● Rows
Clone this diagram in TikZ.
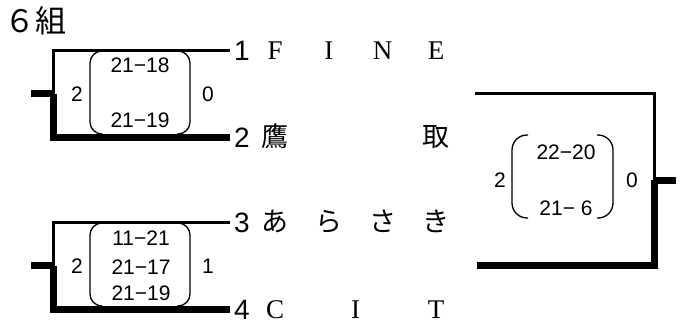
\documentclass[tikz,border=0pt]{standalone}
\usepackage{fontspec}
\setmainfont{Liberation Serif}
\setsansfont{Liberation Sans}
\newfontfamily\gothic{Noto Sans CJK JP}
\usetikzlibrary{positioning}
\newcommand{\cell}[1]{\makebox[26pt]{#1}}
\newcommand{\team}[1]{\makebox[187pt][s]{#1}}

\tikzset{
  thinline/.style={line width=3pt},
  thickline/.style={line width=7pt, line join=miter},
  paren/.style={line width=1.3pt, rounded corners=12pt},
  score/.style={font=\sffamily\fontsize{21}{21}\selectfont, inner sep=0pt, anchor=base},
  seed/.style={font=\sffamily\fontsize{28}{28}\selectfont, inner sep=0pt, anchor=base},
  teamname/.style={font=\fontsize{27}{27}\selectfont, inner sep=0pt, anchor=base west},
}

\begin{document}
\begin{tikzpicture}[x=1pt, y=-1pt]
  \useasboundingbox (0,0) rectangle (688,324);
  \node[anchor=west, inner sep=0pt, font=\gothic\fontsize{31}{31}\selectfont] (title) at (4,21) {６組};

  % seeds and teams
  \node[seed] (n1) at (242,60) {1};
  \node[seed] (n2) at (242,147) {2};
  \node[seed] (n3) at (242,232) {3};
  \node[seed] (n4) at (242,319) {4};
  \node[teamname] (t1) at (262,59) {\team{\cell{F}\hfill\cell{I}\hfill\cell{N}\hfill\cell{E}}};
  \node[teamname] (t2) at (262,146) {\team{\cell{\gothic 鷹}\hfill\cell{\gothic 取}}};
  \node[teamname] (t3) at (262,231) {\team{\cell{\gothic あ}\hfill\cell{\gothic ら}\hfill\cell{\gothic さ}\hfill\cell{\gothic き}}};
  \node[teamname] (t4) at (262,318) {\team{\cell{C}\hfill\cell{I}\hfill\cell{T}}};

  % first round
  \coordinate (e1) at (230,50);
  \coordinate (e2) at (230,137);
  \coordinate (e3) at (230,222);
  \coordinate (e4) at (230,309);
  \coordinate (j1) at (53,93.5);
  \coordinate (j2) at (53,265.5);
  \coordinate (s1) at (31,93.5);
  \coordinate (s2) at (31,265.5);
  \draw[thinline] (e1) -| (j1);
  \draw[thickline] (j1) |- (e2);
  \draw[thickline] (s1) -- (j1);
  \draw[thinline] (e3) -| (j2);
  \draw[thickline] (j2) |- (e4);
  \draw[thickline] (s2) -- (j2);

  \draw[paren] (102,51) -- (90,51) -- (90,134) -- (102,134);
  \draw[paren] (177,51) -- (190,51) -- (190,134) -- (177,134);
  \node[score] (g1a) at (77,101) {2};
  \node[score] (g1b) at (208,101) {0};
  \node[score] (p11) at (140,72.5) {21−18};
  \node[score] (p12) at (140,127.5) {21−19};

  \draw[paren] (102,223) -- (90,223) -- (90,306) -- (102,306);
  \draw[paren] (177,223) -- (190,223) -- (190,306) -- (177,306);
  \node[score] (g2a) at (77,273.5) {2};
  \node[score] (g2b) at (208,273.5) {1};
  \node[score] (p21) at (141,245.5) {11−21};
  \node[score] (p22) at (141,274.5) {21−17};
  \node[score] (p23) at (141,300.5) {21−19};

  % final
  \coordinate (f1) at (475,93.5);
  \coordinate (f2) at (477,265.5);
  \coordinate (fj) at (654,180);
  \coordinate (fs) at (676,180);
  \draw[thinline] (f1) -| (fj);
  \draw[thickline] (fj) |- (f2);
  \draw[thickline] (fj) -- (fs);

  \draw[paren, rounded corners=15pt] (528,135) -- (512,135) -- (512,218) -- (528,218);
  \draw[paren, rounded corners=15pt] (597,135) -- (613,135) -- (613,218) -- (597,218);
  \node[score] (g3a) at (500,187.5) {2};
  \node[score] (g3b) at (632,187.5) {0};
  \node[score] (p31) at (566,159.5) {22−20};
  \node[score] (p32) at (566,215.5) {21− 6};
\end{tikzpicture}
\end{document}
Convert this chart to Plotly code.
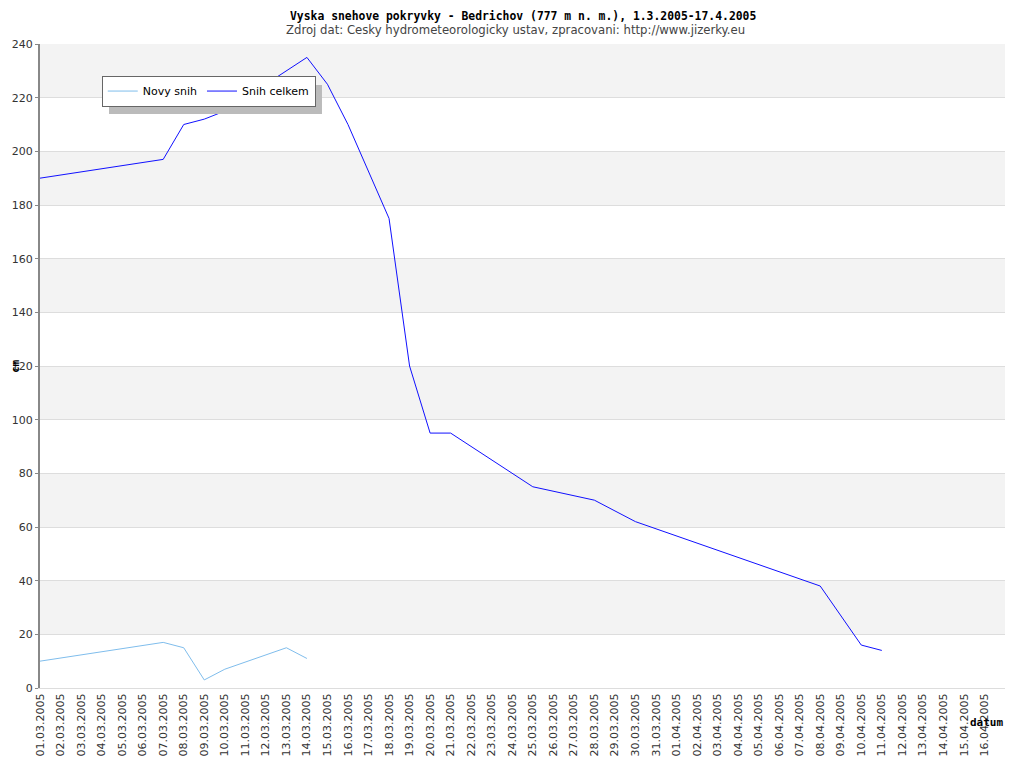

● What is being asked
Scan the material above for the string "this" and return the lines that hold it.

● Result of the exercise
Clone this diagram in TikZ.
Convert this chart to Plotly code.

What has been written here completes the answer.